I’m here to say, right now, that I REFUSE TO SETTLE. According to the guidelines used by both Health Canada and the Heart and Stroke Foundation, a woman of my age and height should weigh between 131 and 164. I’m shooting for the middle of that range, and have set my lifelong goal as "I want to weigh in the 150s". I know I can do it. And I believe that just about anybody can do it. It’s a matter of whether we’re willing to do what it takes to get there. Some aren’t. Not yet…maybe not ever. But right now, I am. And it doesn’t matter that the last time I was in the 150s I was a teenager…why should it? Yes, I’m nearly 40. Yes, I’ve had 2 children. So? If anything, those should be reasons to get to a healthy weight, not excuses to stay overweight.
Giving Thanks: Where to begin? First, my husband Dave. If it hadn’t been for him suggesting it, I wouldn’t have joined Weight Watchers in the first place. And without him with me every step of the way, I wouldn’t have made it this far. Second, my family. They’re always there to listen to my stories, my brags, my whines…and they always, always praise my photos! Third, my friends…both IRL and online. Thank you! Your comments, your encouragement, your camaraderie…I’d be lost without you!

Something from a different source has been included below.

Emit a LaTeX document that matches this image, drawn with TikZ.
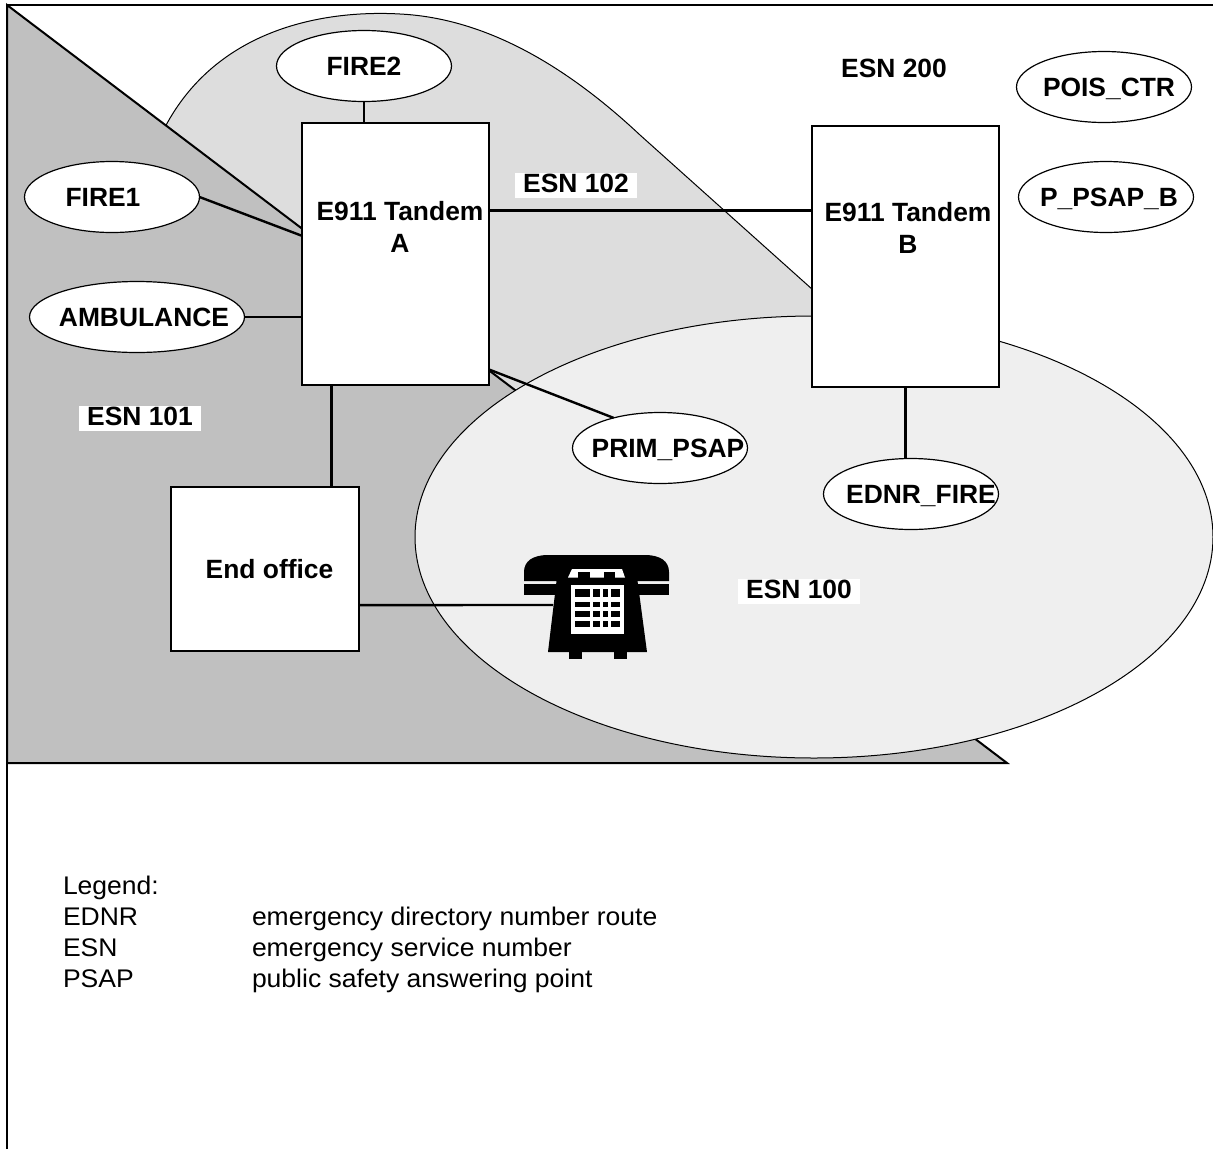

Thanks for joining me on my journey of introspection…join in below in comments and let me know what you’re reflecting on this fall.
Joanne says
Wow, Kath, that’s really impressive. So many of us never take the time to do what you have done – take stock, set goals and give thanks. What a great way to gain perspective on where we are in life and where we want to go. Jen is right, your post was inspiring and I plan to do some reflecting of my own really soon.
On another note, I can completely relate to your weight loss journey. About 3 years ago, I decided to take charge and lose my extra baby flab (my youngest was 3). I weighed 165 pounds and am 5’8″. I wasn’t overweight by much but I just did not feel like my best self, ya know? So, I decided if I was thin before kids, I could be thin again. In that year, by getting active and eating smart, I managed to lose 35 pounds and I went from a size 14 to a size 3. I remember the milestones along the way (160, 150, 140) and the emotion that came with each one. I remember saying many times, “Even if I don’t lose anymore, I’ll be happy.” I don’t know if things like that came out of my mouth because I was tempted to settle or because I was afraid to fail. But, even as I said them, I knew they weren’t true – I wanted to keep going and I wanted to reach my ultimate goal. And, you know what? I did keep going and I achieved more than I ever dreamed I could. Not only did I reach my goal weight and stay there, I learned a lot about how strong and capable I am. I gained confidence, not just because I became thin and looked better, but because I left so much self doubt behind with that extra weight. I realized that even when something seems too difficult to try, just doing gets things done. Lessons I learned by pursuing those goals has been invaluable in other areas of my life.
And, I can tell by your honesty and positive attitude, you’ll reach your goals, too. Congratulations on your amazing accomplishments and good luck with the rest of your journey. I can tell you’ll do great!
Jen says
You are truly amazing. Not only did you describe autumn so well that I could actually feel it, you inspired me to step back and reflect. The last year has been a whirlwind for me and has produced some wonderful opportunities both personally and professionally. One of the main things I am thankful for is the opportunity to work with and connect with some of the most incredible women this country has to offer…you of course being top of the list!
I am so proud of you. Your attitude and no excuses approach are not only inspiring but truly honest. You say what many of us are afraid to admit.
Thank you for being honest with us and so true to yourself. I know you will achieve your goal and look forward to reading about it!
Kim says
I can be my own worst enemy when I start feeling sorry for myself. You are so right in not settling. Life’s rewards are sweeter when you have worked hard for them. What better reward could their be than good health. If things come to us easily, we take them for granted and the joy of scared moments passed us by.